Il existe le domaine de la loi et le domaine des édits. Ce dernier est quant à lui fixé par les articles 35 et 36 de la loi n° 08/012 du 31juillet 2008 portant principes fondamentaux relatifs à la libre administration des provinces.
Bien plus, les actes réglementaires sont ceux pris par les autorités du Pouvoir exécutif central (Président de la République, Premier ministre et les ministres) voire les autorités de l’exécutif provincial (Gouverneur et les ministres provinciaux).
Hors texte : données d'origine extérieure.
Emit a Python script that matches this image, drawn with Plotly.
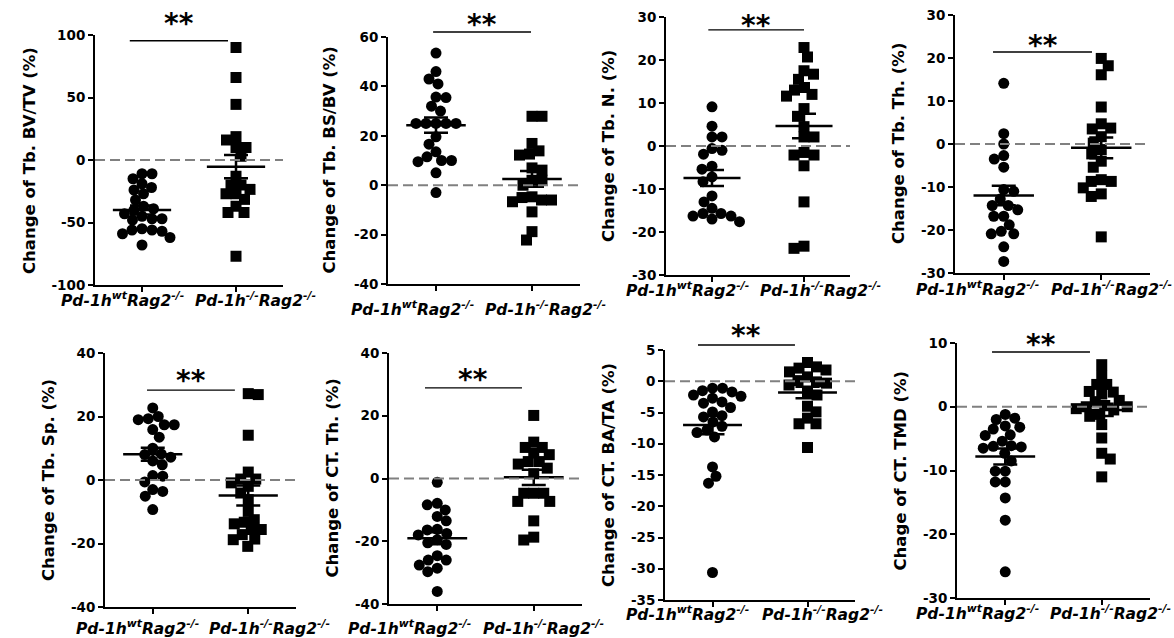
import numpy as np
import plotly.graph_objects as go

W, H = 1174, 638

# ---------------- data ----------------
group_labels = ["Pd-1h<sup>wt</sup>Rag2<sup>-/-</sup>", "Pd-1h<sup>-/-</sup>Rag2<sup>-/-</sup>"]

titles = [
    "Change of Tb. BV/TV (%)", "Change of Tb. BS/BV (%)", "Change of Tb. N. (%)",
    "Change of Tb. Th. (%)", "Change of Tb. Sp. (%)", "Change of CT. Th. (%)",
    "Change of CT. BA/TA (%)", "Chage of CT. TMD (%)",
]

tb_bvtv_wt = [-11, -11, -15, -19, -22, -24, -27, -32, -37, -39, -40, -43, -45, -47, -48, -47,
              -55, -56, -56, -57, -59, -62, -68]
tb_bvtv_ko = [90, 66, 44.5, 18.7, 16, 10, 10, 3, -13, -20, -20, -23.5, -27, -27, -31.5, -42,
              -42, -37, -77]

tb_bsbv_wt = [53.5, 46, 43, 41, 35.5, 35.7, 32, 30, 25, 25, 25, 25, 25, 19.6, 16.6, 13.5, 10,
              9.5, 11.5, 10, 5, -3]
tb_bsbv_ko = [27.9, 27.9, 16.9, 13.9, 12.2, 12.6, 7, 6.1, 2, 2, 0, -6, -6.7, -4.7, -6, -5,
              -10.8, -18.8, -22.2]

tb_n_wt = [9.1, 4.6, 2.1, 2.1, -0.6, -1, -1.9, -4.7, -5.4, -7.2, -8.3, -11.6, -13, -14.5,
           -15.7, -16.3, -17.6, -17, -16.3, -15.7]
tb_n_ko = [22.9, 20.7, 17.5, 16.7, 15.5, 13.6, 13, 12, 11.6, 8.7, 6.9, 4.5, 2.1, 2.1, -2.1,
           -2.1, -1.5, -4.6, -13, -23.8, -23.3]

tb_th_wt = [14.1, 2.4, 0, -2.7, -3.5, -5.4, -11, -10.6, -12.8, -14.3, -14.3, -15.3, -16.8,
            -16.8, -18.8, -20.3, -20.9, -20.9, -23.9, -27.3]
tb_th_ko = [19.9, 18.2, 16.1, 8.6, 4.7, 3.7, 3.5, 1.7, 0.2, -1.3, -2.3, -4, -5.4, -8.7, -8.3,
            -8.7, -10.2, -11.6, -12.2, -21.6]

tb_sp_wt = [22.7, 19.3, 17.4, 20, 19, 17.4, 15.9, 13.5, 7.2, 10, 8, 8.2, 4.8, 6, 1.2, 1.4,
            -0.6, -3, -3.6, -5.1, -9.3]
tb_sp_ko = [26.9, 27.2, 14.1, 2.5, 0.3, 0.3, -2, -0.9, -4.1, -6.2, -9.9, -13.3, -12.5, -15.6,
            -15.6, -13.8, -18.6, -18.8, -17.2, -20.9]

ct_th_wt = [-1.2, -7.9, -8.4, -10, -12.1, -13.5, -16.2, -16.4, -17.5, -18, -19.5, -21, -20.5,
            -26, -26, -24.6, -27.6, -28.6, -29.7, -36]
ct_th_ko = [20.1, 11.6, 9.9, 9.9, 7.6, 8.1, 5.4, 4.6, 5.4, 3.3, 1.5, -4.7, -4.7, -4.7, -7.3,
            -7.3, -13.5, -19.6, -18.7]

ct_bata_wt = [-1.1, -1.5, -2.2, -2.4, -1.7, -1.1, -3.5, -3.3, -2.7, -4.2, -4.9, -5.7, -5.5,
              -6.5, -7.2, -7.8, -8.2, -8.9, -13.7, -15.2, -16.3, -30.6]
ct_bata_ko = [3, 2.3, 1.8, 1.5, 2.1, 0.7, 0.1, -0.3, -0.1, -0.6, -1.7, -2.2, -4.9, -4, -5.9,
              -6.8, -6.8, -10.6]

ct_tmd_wt = [-1.8, -1.2, -2, -3, -3.5, -3.2, -4.4, -4.5, -5.4, -6.2, -6.3, -6.5, -6.1, -7.3,
             -8.5, -10.1, -10.1, -11.8, -11.8, -14.3, -17.8, -25.9]
ct_tmd_ko = [6.6, 4.9, 3.5, 3.5, 2.4, 2, 2.3, 0.8, 1, 0, 0, -0.5, -0.3, 0.2, -1.2, -1.5, -2.8,
             -4.9, -7.3, -8.2, -11]

series = [
    (tb_bvtv_wt, tb_bvtv_ko), (tb_bsbv_wt, tb_bsbv_ko), (tb_n_wt, tb_n_ko), (tb_th_wt, tb_th_ko),
    (tb_sp_wt, tb_sp_ko), (ct_th_wt, ct_th_ko), (ct_bata_wt, ct_bata_ko), (ct_tmd_wt, ct_tmd_ko),
]

y_ranges = [(-100, 100), (-40, 60), (-30, 30), (-30, 30), (-40, 40), (-40, 40), (-35, 5), (-30, 10)]
y_dticks = [50, 20, 10, 10, 20, 20, 5, 10]

# ---------------- layout geometry (pixels) ----------------
# x0, x1, ytop, ybot of each plotting area
boxes = [
    (95, 283, 35, 285), (388, 580, 37, 284), (666, 850, 17, 275), (955, 1150, 15, 273),
    (105, 296, 353, 607), (389, 582, 353, 604), (665, 855, 350, 600), (957, 1150, 343, 598),
]
# significance bar: x start, x end (category units), y (data units), star offset px
sig = [(-0.13, 0.915, 95.4, 20), (-0.03, 0.99, 62, 11), (-0.04, 1.0, 27, 7), (-0.11, 0.905, 21.4, 9),
       (-0.06, 0.86, 28.3, 13), (-0.127, 0.878, 28.9, 11), (-0.153, 0.868, 5.8, 13), (-0.137, 0.878, 8.6, 10)]
title_shift = [-66, -59, -57, -56, -57, -57, -57, -57]
label_dx = [(-20, 19), (-24, 13), (-25, 16), (-26, 10), (-15, 21), (-28, 10), (-25, 15), (-28, 9)]
label_dy = [14, 24, 14, 15, 20, 23, 13, 14]

XR = (-0.5, 1.5)
FONT = "DejaVu Sans"
MS = 11


def swarm(vals, px_per_y, d=10.0, step=0.5):
    ys = np.asarray(vals, dtype=float) * px_per_y
    order = np.argsort(-ys, kind="stable")
    placed = []
    offs = np.zeros(len(ys))
    for i in order:
        y = ys[i]
        k = 0
        while True:
            cands = [0.0] if k == 0 else ([k * step, -k * step] if len(placed) % 2 else [-k * step, k * step])
            got = None
            for c in cands:
                if all((c - ox) ** 2 + (y - oy) ** 2 >= d * d for ox, oy in placed):
                    got = c
                    break
            if got is not None:
                break
            k += 1
        offs[i] = got
        placed.append((got, y))
    return offs


fig = go.Figure()
annotations = []
shapes = []
layout_axes = {}

for p in range(8):
    x0, x1, yt, yb = boxes[p]
    yr = y_ranges[p]
    ax = "" if p == 0 else str(p + 1)
    xref, yref = "x" + ax, "y" + ax
    px_x = (x1 - x0) / (XR[1] - XR[0])
    px_y = (yb - yt) / (yr[1] - yr[0])

    for g, vals in enumerate(series[p]):
        offs = swarm(vals, px_y) / px_x
        xs = g + offs
        fig.add_trace(go.Scatter(
            x=xs, y=vals, mode="markers", xaxis=xref, yaxis=yref, showlegend=False,
            cliponaxis=False, hoverinfo="skip",
            marker=dict(symbol="circle" if g == 0 else "square", size=MS, color="black",
                        line=dict(width=0)),
        ))
        arr = np.asarray(vals, dtype=float)
        m = arr.mean()
        sem = arr.std(ddof=1) / np.sqrt(len(arr))
        fig.add_trace(go.Scatter(
            x=[g - 0.31, g + 0.31], y=[m, m], mode="lines", xaxis=xref, yaxis=yref,
            showlegend=False, hoverinfo="skip", line=dict(color="black", width=2.5),
        ))
        fig.add_trace(go.Scatter(
            x=[g], y=[m], mode="markers", xaxis=xref, yaxis=yref, showlegend=False,
            hoverinfo="skip", marker=dict(size=1, color="rgba(0,0,0,0)"),
            error_y=dict(type="data", array=[sem], visible=True, color="black",
                         thickness=2.5, width=12),
        ))

    # dashed zero line
    shapes.append(dict(type="line", xref=xref + " domain", yref=yref, x0=0, x1=1, y0=0, y1=0,
                       line=dict(color="#808080", width=2, dash="10px,5px"), layer="above"))
    # significance bar
    sx0, sx1, sy, soff = sig[p]
    fx0 = (sx0 - XR[0]) / (XR[1] - XR[0])
    fx1 = (sx1 - XR[0]) / (XR[1] - XR[0])
    fy = (sy - yr[0]) / (yr[1] - yr[0])
    shapes.append(dict(type="line", xref=xref + " domain", yref=yref + " domain",
                       x0=fx0, x1=fx1, y0=fy, y1=fy, line=dict(color="black", width=1.4)))
    annotations.append(dict(text="<b>**</b>", xref=xref + " domain", yref=yref + " domain",
                            x=(fx0 + fx1) / 2, y=fy, xanchor="center", yanchor="middle",
                            yshift=soff - 3, showarrow=False,
                            font=dict(family=FONT, size=28, color="black")))
    # y title
    annotations.append(dict(text="<b>" + titles[p] + "</b>", xref=xref + " domain",
                            yref=yref + " domain", x=0, y=0.5, xanchor="center", yanchor="middle",
                            xshift=title_shift[p], textangle=-90, showarrow=False,
                            font=dict(family=FONT, size=16.5, color="black")))
    # category labels
    for g in range(2):
        annotations.append(dict(text="<b><i>" + group_labels[g] + "</i></b>", xref=xref,
                                yref=yref + " domain", x=g, y=0, xanchor="center",
                                yanchor="middle", xshift=label_dx[p][g], yshift=-label_dy[p],
                                showarrow=False, font=dict(family=FONT, size=15.5, color="black")))

    ticks = list(np.arange(yr[0], yr[1] + 0.001, y_dticks[p]))
    layout_axes["xaxis" + ax] = dict(
        domain=[x0 / W, x1 / W], range=list(XR), anchor=yref, showline=True, linecolor="black",
        linewidth=2, tickvals=[0, 1], showticklabels=False, ticks="outside", ticklen=5,
        tickwidth=2, tickcolor="black", showgrid=False, zeroline=False, fixedrange=True,
        automargin=False)
    layout_axes["yaxis" + ax] = dict(
        domain=[1 - yb / H, 1 - yt / H], range=list(yr), anchor=xref, showline=True,
        linecolor="black", linewidth=2, tickvals=ticks, ticktext=[f"{int(t)}" for t in ticks],
        ticks="outside", ticklen=5, tickwidth=2, tickcolor="black", showgrid=False,
        zeroline=False, fixedrange=True, automargin=False,
        tickfont=dict(family=FONT, size=13.5, color="black", weight="bold"))

fig.update_layout(
    width=W, height=H, margin=dict(l=0, r=0, t=0, b=0, autoexpand=False), paper_bgcolor="white",
    plot_bgcolor="white", showlegend=False, annotations=annotations, shapes=shapes,
    hovermode=False, **layout_axes)

fig.write_html("out.html", config={"displayModeBar": False, "staticPlot": True},
               post_script="document.body.style.margin='0';document.body.style.overflow='hidden';")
À ce titre, tout texte à caractère de loi intervenu dans le domaine réglementaire peut être modifié par Décret du Premier ministre si à la demande du Gouvernement, la Cour constitutionnelle, a déclaré effectivement que ledit acte a un caractère réglementaire.
Par ailleurs, il peut arriver qu’un acte réglementaire (domaine réglementaire) intervienne dans le domaine de la loi. On parle dans ce cas des actes ayant force de loi, définis comme des actes juridiques qui émanent du Gouvernement et qui interviennent exceptionnellement dans le domaine de la loi. Ils sont généralement pris sous la forme de Décret-loi (pris par le Premier ministre) ou ordonnance-loi (pris par le Président de la République).
Il convient de noter que les actes ayant force de loi sont des actes législatifs au même titre que les lois, mais seulement à quelques points divergents près liés à la procédure de leur élaboration.
Bref, les actes législatifs comprennent les lois nationales, les édits provinciaux ainsi que les actes ayant force de loi. D’où le vocable « bloc » des actes législatifs en Droit congolais.
Au demeurant, la demande du Président de la République Félix Tshisekedi aux Présidents de deux chambres du Parlement frise l’inconstitutionnalité car, tendant à violer les articles 122 et 123 de la Constitution congolaise lesquelles énumèrent de manière exhaustive les matières pouvant entrer dans le domaine de la Loi parmi lesquelles il est nullement question de la fixation des jour fériées légalement connus.
Par conséquent, une telle demande ne peut être exécutée sur pied de l’article 28 de la même Constitution aux termes desquels nul n’est tenu d’exécuter un ordre manifestement illégal.